Face aux limites des médicaments existants, de nouvelles recherches
Déremboursement des médicaments anti-Alzheimer, échecs des premiers essais cliniques : médecins et chercheurs changent leur fusil d’épaule en conservant leurs espoirs intacts
Philippe Robert est professeur de psychiatrie à l’université Côte d’Azur ; directeur du laboratoire de recherche CoBTeK (cognition Behavior Technology) et du centre mémoire (CM2R) à l’institut Claude Pompidou à Nice.
Avez-vous cessé de prescrire les médicaments anti-Alzheimer depuis leur déremboursement ?
Non. Je continue de les prescrire à certains patients atteints de formes modérées de la maladie. Par contre, et compte tenu des effets secondaires, je ne les prescris pas lorsqu’il s’agit de formes très sévères, sur lesquelles ils sont inefficaces.
Efficacité, déremboursement… On a du mal à comprendre ?
En France, on a tendance à associer de façon systématique efficacité et remboursement. Il existe en réalité de nombreux médicaments efficaces non remboursés. La décision de déremboursement repose sur des facteurs économiques.
Les malades peuvent-ils espérer l’arrivée prochaine de nouveaux médicaments ?
Pour l’heure, nous ne disposons pas de médicaments nouveaux. Certaines molécules sont à l’étude, mais nous n’en connaîtrons pas les résultats rapidement.
Sur quoi repose aujourd’hui le diagnostic ?
Il est surtout clinique. Il repose sur des tests qui utilisent de plus en plus les nouvelles technologies, et permettent d’évaluer les troubles de la mémoire, de l’attention et de la motivation qui altèrent l’autonomie au quotidien. À l’issue de ce bilan, on peut affirmer que le patient est atteint de troubles cognitifs mineurs ou majeurs, qu’ils touchent plutôt la mémoire, ou se manifestent plutôt par de l’apathie, etc. Reste ensuite à savoir si ces troubles sont dus à une neurodégénérescence de type Alzheimer, à une atteinte du système vasculaire, à une infection ou encore à un traumatisme. Les antécédents personnels et familiaux nous aident dans ce diagnostic.

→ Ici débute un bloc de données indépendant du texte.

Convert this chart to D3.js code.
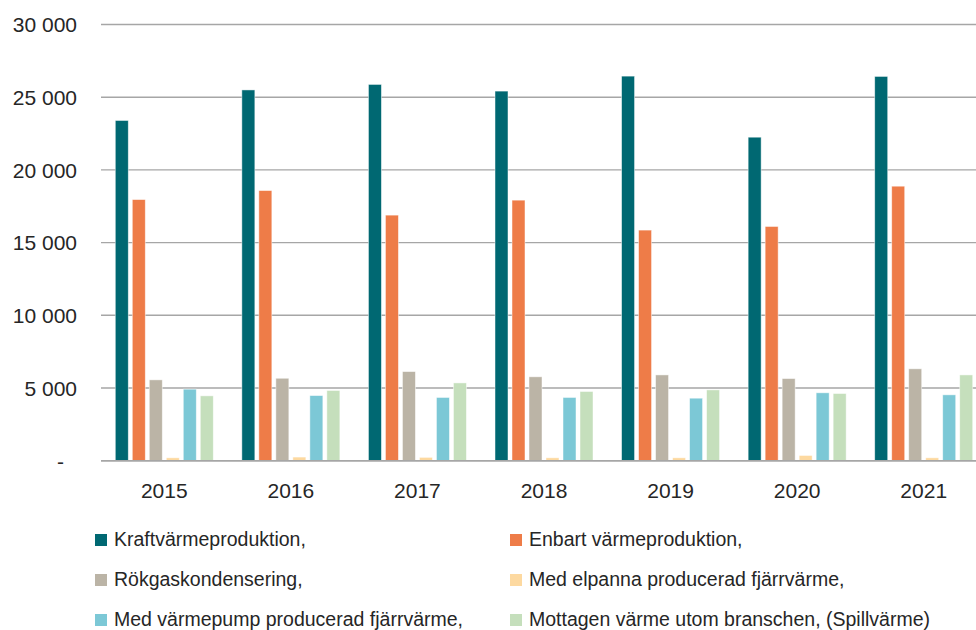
<!DOCTYPE html>
<html>
<head>
<meta charset="utf-8">
<script src="https://cdn.jsdelivr.net/npm/d3@7"></script>
<style>
  html, body { margin: 0; padding: 0; background: #fff; }
  svg { display: block; }
  text { font-family: "Liberation Sans", Arial, Helvetica, sans-serif; fill: #262626; }
</style>
</head>
<body>
<svg id="chart" width="976" height="630"></svg>
<script>
const years = ["2015", "2016", "2017", "2018", "2019", "2020", "2021"];
const seriesNames = [
  "Kraftvärmeproduktion,",
  "Enbart värmeproduktion,",
  "Rökgaskondensering,",
  "Med elpanna producerad fjärrvärme,",
  "Med värmepump producerad fjärrvärme,",
  "Mottagen värme utom branschen, (Spillvärme)"
];
const kraftvarme   = [23400, 25500, 25880, 25420, 26450, 22250, 26430];
const enbartVarme  = [17960, 18580, 16890, 17920, 15860, 16110, 18880];
const rokgas       = [5560, 5670, 6130, 5770, 5900, 5650, 6320];
const elpanna      = [200, 250, 230, 200, 200, 360, 200];
const varmepump    = [4920, 4480, 4350, 4350, 4300, 4670, 4530];
const spillvarme   = [4460, 4830, 5350, 4760, 4870, 4620, 5900];
const yTicks = [0, 5000, 10000, 15000, 20000, 25000, 30000];
const colors = ["#006872", "#EE7C48", "#BBB4A6", "#FDD9A0", "#7CC8D6", "#C5DFBC"];

const seriesValues = [kraftvarme, enbartVarme, rokgas, elpanna, varmepump, spillvarme];

const svg = d3.select("#chart");
const plotLeft = 101, plotRight = 987, plotTop = 24.5, plotBottom = 460.7;

const x = d3.scaleBand().domain(years).range([plotLeft, plotRight]).paddingInner(0).paddingOuter(0);
const xInner = d3.scaleBand().domain(d3.range(seriesNames.length))
  .range([0, x.bandwidth()]).paddingInner(0.235).paddingOuter(0.84);
const y = d3.scaleLinear().domain([0, 30000]).range([plotBottom, plotTop]);

// gridlines
svg.append("g")
  .selectAll("line")
  .data(yTicks)
  .join("line")
  .attr("x1", plotLeft).attr("x2", 976)
  .attr("y1", d => y(d)).attr("y2", d => y(d))
  .attr("stroke", "#a6a6a6").attr("stroke-width", 1.4);

// y axis labels
const fmt = d => d === 0 ? "-" : d3.format(",")(d).replace(/,/g, " ");
const yAxis = d3.axisLeft(y).tickValues(yTicks).tickFormat(fmt).tickSize(0).tickPadding(0);
const yg = svg.append("g").attr("transform", "translate(77,0)").call(yAxis);
yg.select(".domain").remove();
yg.selectAll("text")
  .style("font-size", "21px")
  .style("font-family", "'Liberation Sans', Arial, sans-serif")
  .attr("fill", "#262626")
  .attr("dy", "0.35em")
  .attr("dx", d => d === 0 ? -13 : 0);

// bars
const groups = svg.append("g").selectAll("g")
  .data(years)
  .join("g")
  .attr("transform", d => `translate(${x(d)},0)`);

groups.selectAll("rect")
  .data((yr, i) => seriesValues.map((vals, s) => ({ s, v: vals[i] })))
  .join("rect")
  .attr("x", d => xInner(d.s))
  .attr("width", xInner.bandwidth())
  .attr("y", d => y(d.v))
  .attr("height", d => plotBottom - y(d.v))
  .attr("fill", d => colors[d.s])
  .attr("stroke", "#ffffff").attr("stroke-opacity", 0.6).attr("stroke-width", 0.8);

// baseline
svg.append("line")
  .attr("x1", plotLeft).attr("x2", 976)
  .attr("y1", plotBottom).attr("y2", plotBottom)
  .attr("stroke", "#a6a6a6").attr("stroke-width", 1.6);

// x axis labels
const xAxis = d3.axisBottom(x).tickSize(0).tickPadding(0);
const xg = svg.append("g").attr("transform", `translate(0,${plotBottom})`).call(xAxis);
xg.select(".domain").remove();
xg.selectAll("text")
  .style("font-size", "21px")
  .style("font-family", "'Liberation Sans', Arial, sans-serif")
  .attr("fill", "#262626")
  .attr("y", 37).attr("dy", 0);

// legend
const legendCols = [95, 510];
const legendRows = [546, 586, 626];
const lg = svg.append("g").selectAll("g")
  .data(seriesNames)
  .join("g")
  .attr("transform", (d, i) => `translate(${legendCols[i % 2]},${legendRows[Math.floor(i / 2)]})`);
lg.append("rect")
  .attr("x", 0).attr("y", -12).attr("width", 12).attr("height", 12)
  .attr("fill", (d, i) => colors[i]);
lg.append("text")
  .attr("x", 19).attr("y", 0)
  .style("font-size", "19.5px")
  .text(d => d);
</script>
</body>
</html>
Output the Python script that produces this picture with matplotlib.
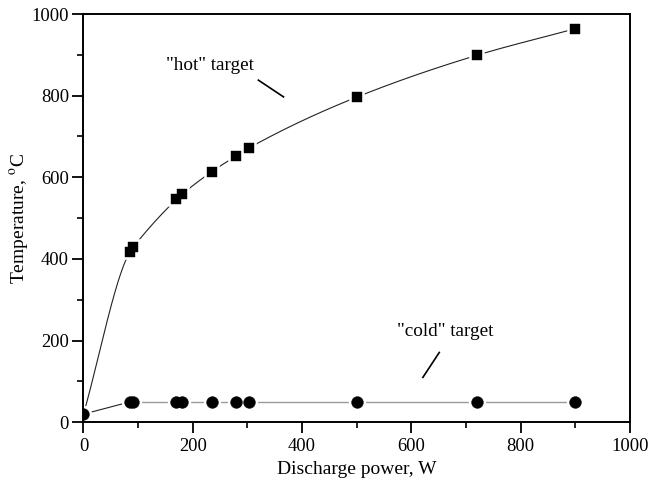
import numpy as np
import matplotlib
matplotlib.use("Agg")
import matplotlib.pyplot as plt
from matplotlib.ticker import MultipleLocator

plt.rcParams['font.family'] = ['Liberation Serif', 'DejaVu Serif']
plt.rcParams['mathtext.fontset'] = 'stix'

power = [0, 85, 91, 170, 180, 235, 279, 303, 501, 720, 900]
hot_temp = [20, 418, 429, 546, 558, 614, 652, 672, 797, 899, 964]
cold_temp = [20, 50, 50, 50, 50, 50, 50, 50, 50, 50, 50]
xticks = [0, 200, 400, 600, 800, 1000]
yticks = [0, 200, 400, 600, 800, 1000]


def pchip(x, y, xn):
    x = np.asarray(x, float); y = np.asarray(y, float)
    h = np.diff(x); d = np.diff(y) / h
    n = len(x); m = np.zeros(n)
    for k in range(1, n - 1):
        if d[k - 1] * d[k] > 0:
            w1 = 2 * h[k] + h[k - 1]; w2 = h[k] + 2 * h[k - 1]
            m[k] = (w1 + w2) / (w1 / d[k - 1] + w2 / d[k])
    m[0] = d[0]; m[-1] = d[-1]
    idx = np.clip(np.searchsorted(x, xn) - 1, 0, n - 2)
    t = (xn - x[idx]) / h[idx]
    h00 = 2 * t**3 - 3 * t**2 + 1; h10 = t**3 - 2 * t**2 + t
    h01 = -2 * t**3 + 3 * t**2; h11 = t**3 - t**2
    return h00 * y[idx] + h10 * h[idx] * m[idx] + h01 * y[idx + 1] + h11 * h[idx] * m[idx + 1]


fig = plt.figure(figsize=(6.59, 4.83), dpi=100)
ax = fig.add_axes([0.1267, 0.1257, 0.8293, 0.8453])

xs = np.linspace(power[0], power[-1], 600)
ax.plot(xs, pchip(power, hot_temp, xs), color='#222222', lw=0.8, zorder=2)
ax.plot(power[1:], cold_temp[1:], color='#999999', lw=1.0, zorder=2)
ax.plot(power[:2], cold_temp[:2], color='#222222', lw=0.8, zorder=2)

# white halos (gap style), then black markers on top
ax.plot(power, hot_temp, ls='none', marker='s', ms=7.5, mfc='white',
        mec='white', mew=4, zorder=2.5)
ax.plot(power, cold_temp, ls='none', marker='o', ms=8.5, mfc='white',
        mec='white', mew=4, zorder=2.5)
ax.plot(power[1:], hot_temp[1:], ls='none', marker='s', ms=7.5, mfc='black',
        mec='black', mew=0.3, zorder=3)
ax.plot(power, cold_temp, ls='none', marker='o', ms=8.5, mfc='black',
        mec='black', mew=0.3, zorder=3)

ax.text(231, 875, '"hot" target', fontsize=13.8, ha='center', va='center')
ax.plot([320, 366], [838, 797], color='black', lw=1.2)
ax.text(661, 222, '"cold" target', fontsize=13.8, ha='center', va='center')
ax.plot([651, 621], [171, 110], color='black', lw=1.2)

ax.set_xlim(0, 1000)
ax.set_ylim(0, 1000)
ax.set_xticks(xticks)
ax.set_yticks(yticks)
ax.xaxis.set_minor_locator(MultipleLocator(100))
ax.yaxis.set_minor_locator(MultipleLocator(100))
ax.tick_params(which='major', direction='out', length=8, width=1.3, labelsize=13.3,
               top=False, right=False)
ax.tick_params(which='minor', direction='out', length=4.5, width=1.2,
               top=False, right=False)
ax.tick_params(axis='y', which='major', pad=2.5)
for s in ax.spines.values():
    s.set_linewidth(1.4)
    s.set_zorder(5)

ax.set_xlabel('Discharge power, W', fontsize=14, labelpad=4)
ax.set_ylabel('Temperature, $^{\\mathrm{o}}$C', fontsize=14, labelpad=0)

fig.savefig('out.png', dpi=100)
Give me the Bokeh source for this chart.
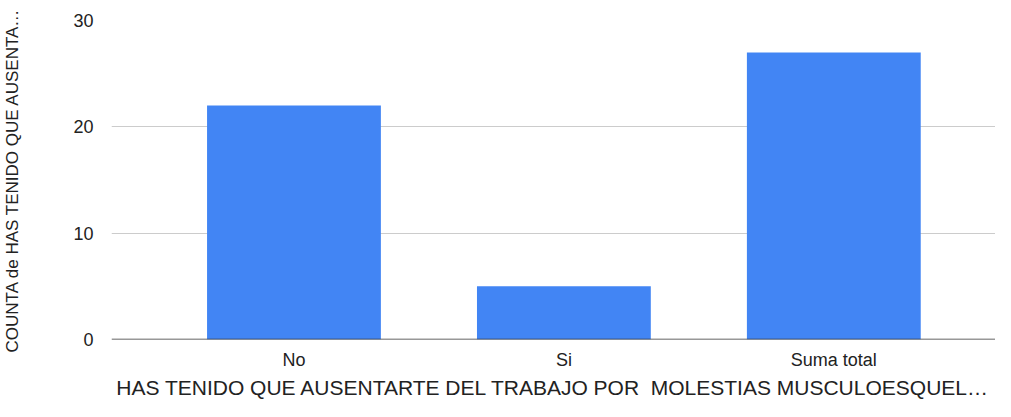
from bokeh.plotting import figure
from bokeh.models import ColumnDataSource, Range1d, Span, FixedTicker
from bokeh.embed import file_html
from bokeh.resources import INLINE

categories = ["No", "Si", "Suma total"]
values = [22, 5, 27]
y_ticks = [0, 10, 20, 30]

FONT = "Liberation Sans"
xs = list(range(len(categories)))
src = ColumnDataSource(dict(x=xs, top=values))

p = figure(width=995, height=401, output_backend="svg", toolbar_location=None,
           x_range=Range1d(-0.676, 2.599), y_range=Range1d(0, 30))
p.min_border_left = 108
p.min_border_right = 0
p.min_border_top = 20
p.min_border_bottom = 0
p.outline_line_color = None

p.vbar(x="x", top="top", width=0.644, source=src, color="#4285F4", line_color=None)

p.xaxis.ticker = FixedTicker(ticks=xs)
p.xaxis.major_label_overrides = {i: c for i, c in enumerate(categories)}
p.yaxis.ticker = FixedTicker(ticks=y_ticks)

for ax in (p.xaxis[0], p.yaxis[0]):
    ax.axis_line_color = None
    ax.major_tick_line_color = None
    ax.minor_tick_line_color = None
    ax.major_label_text_font = FONT
    ax.major_label_text_font_size = "18px"
    ax.major_label_text_color = "#222222"
    ax.axis_label_text_font = FONT
    ax.axis_label_text_font_style = "normal"
    ax.axis_label_text_color = "#222222"

p.xaxis.axis_label_text_font_size = "21px"
p.yaxis.axis_label_text_font_size = "17px"

p.xaxis.axis_label = "HAS TENIDO QUE AUSENTARTE DEL TRABAJO POR\u00a0 MOLESTIAS MUSCULOESQUEL…"
p.yaxis.axis_label = "COUNTA de HAS TENIDO QUE AUSENTA…"
p.xaxis.major_label_standoff = 4
p.xaxis.axis_label_standoff = 3
p.yaxis.major_label_standoff = 12
p.yaxis.axis_label_standoff = 48

p.xgrid.grid_line_color = None
p.ygrid.grid_line_color = "#cccccc"
p.ygrid.grid_line_width = 1

p.add_layout(Span(location=0, dimension="width", line_color="#333333", line_width=1.5))

open("out.html", "w").write(file_html(p, INLINE))
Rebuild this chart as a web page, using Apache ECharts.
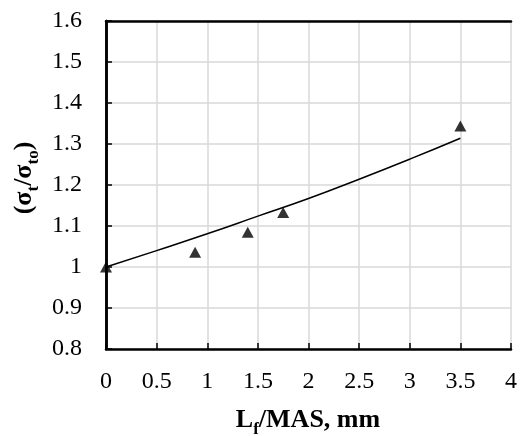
<!DOCTYPE html>
<html><head><meta charset="utf-8">
<script src="https://cdn.jsdelivr.net/npm/echarts@6/dist/echarts.min.js"></script>
<style>html,body{margin:0;padding:0;background:#fff}#c{width:520px;height:436px}</style>
</head><body><div id="c"></div>
<script>
// measured points
const measX = [0, 0.88, 1.4, 1.75, 3.5];
const measY = [1.0, 1.036, 1.085, 1.133, 1.344];
// fitted curve
const fitX = [0, 0.5, 1, 1.5, 2, 2.5, 3, 3.5];
const fitY = [1.0, 1.040, 1.081, 1.124, 1.167, 1.214, 1.263, 1.314];
const xTicks = ['0','0.5','1','1.5','2','2.5','3','3.5','4'];
const yTicks = ['0.8','0.9','1','1.1','1.2','1.3','1.4','1.5','1.6'];

const font = 'Liberation Serif';
const chart = echarts.init(document.getElementById('c'));
const axisBase = {
  axisLine: {show: true, onZero: false, lineStyle: {color: '#000', width: 2.5}},
  splitLine: {show: true, lineStyle: {color: '#d9d9d9', width: 1.5}},
};
const richT = {
  b: {fontFamily: font, fontWeight: 'bold', fontSize: 26, fill: '#000', verticalAlign: 'bottom'},
  s: {fontFamily: font, fontWeight: 'bold', fontSize: 17, fill: '#000', verticalAlign: 'bottom', padding: [0,0,-5,0]}
};
chart.setOption({
  animation: false,
  backgroundColor: '#fff',
  grid: {left: 106, top: 21, right: 9, bottom: 87, containLabel: false},
  xAxis: [{
    type: 'value', min: 0, max: 4, interval: 0.5, position: 'bottom',
    ...axisBase,
    axisTick: {show: true, inside: true, length: 6, lineStyle: {color: '#000', width: 1.5}},
    axisLabel: {color: '#000', fontFamily: font, fontSize: 24, margin: 21,
      formatter: v => xTicks[Math.round(v / 0.5)]}
  }, {
    type: 'value', min: 0, max: 4, interval: 0.5, position: 'top',
    axisLine: {show: true, lineStyle: {color: '#000', width: 2.5}},
    axisTick: {show: false}, axisLabel: {show: false}, splitLine: {show: false}
  }],
  yAxis: [{
    type: 'value', min: 0.8, max: 1.6, interval: 0.1, position: 'left',
    ...axisBase,
    axisTick: {show: true, inside: true, length: 6, lineStyle: {color: '#000', width: 1.5}},
    axisLabel: {color: '#000', fontFamily: font, fontSize: 24, margin: 24,
      formatter: v => yTicks[Math.round((v - 0.8) / 0.1)]}
  }, {
    type: 'value', min: 0.8, max: 1.6, interval: 0.1, position: 'right',
    axisLine: {show: true, lineStyle: {color: '#000', width: 2.5}},
    axisTick: {show: false}, axisLabel: {show: false}, splitLine: {show: false}
  }],
  series: [{
    type: 'line', smooth: true, showSymbol: false, symbol: 'none',
    data: fitX.map((x, i) => [x, fitY[i]]),
    lineStyle: {color: '#000', width: 1.5}, z: 3
  }, {
    type: 'scatter', symbol: 'triangle', symbolSize: [12, 11],
    data: measX.map((x, i) => [x, measY[i]]),
    itemStyle: {color: '#000'}, z: 4
  }],
  graphic: [{
    type: 'text', x: 308, y: 420,
    style: {
      text: '{b|L}{s|f}{b|/MAS, mm}', align: 'center', verticalAlign: 'middle',
      rich: richT
    }
  }, {
    type: 'text', rotation: Math.PI / 2, x: 24, y: 178,
    style: {
      text: '{b|(σ}{s|t}{b|/σ}{s|to}{b|)}', align: 'center', verticalAlign: 'middle',
      rich: richT
    }
  }]
});
</script></body></html>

Êtes-vous affirmatif sur la nature de la maladie ?
Non. Nous n’avons pas de certitude, et il faut l’expliquer au patient et à sa famille. On est, par contre, beaucoup plus affirmatif pour ce qui concerne le niveau de sévérité de la maladie et son retentissement sur l’autonomie.
Poser un diagnostic quand l’arsenal thérapeutique est si pauvre, est-ce pertinent ?
Oui, car la prise en charge ne repose pas seulement sur les médicaments ! On explique au moment du diagnostic que les médicaments existants ont une efficacité limitée, mais que des nouvelles molécules sont en développement. Ensuite, on consacre l’essentiel de la consultation à informer sur toutes les approches non pharmacologiques efficaces, qui vont permettre de stimuler les patients, mais aussi aider les familles. Certes, elles ne guérissent pas le malade, mais ralentissement l’évolution des symptômes. Je citerai l’exemple d’une application que nous avons développée, MeMo, à la demande des patients qui nous demandaient :
« Qu’est-ce que vous pouvez faire pour moi ? »
Il s’agit d’un ensemble d’exercices cognitifs qui permet d’exercer mémoire et concentration.
Mais attention, on obtient des résultats à la seule condition que l’on s’entraîne régulièrement. Comme c’est le cas pour toute rééducation.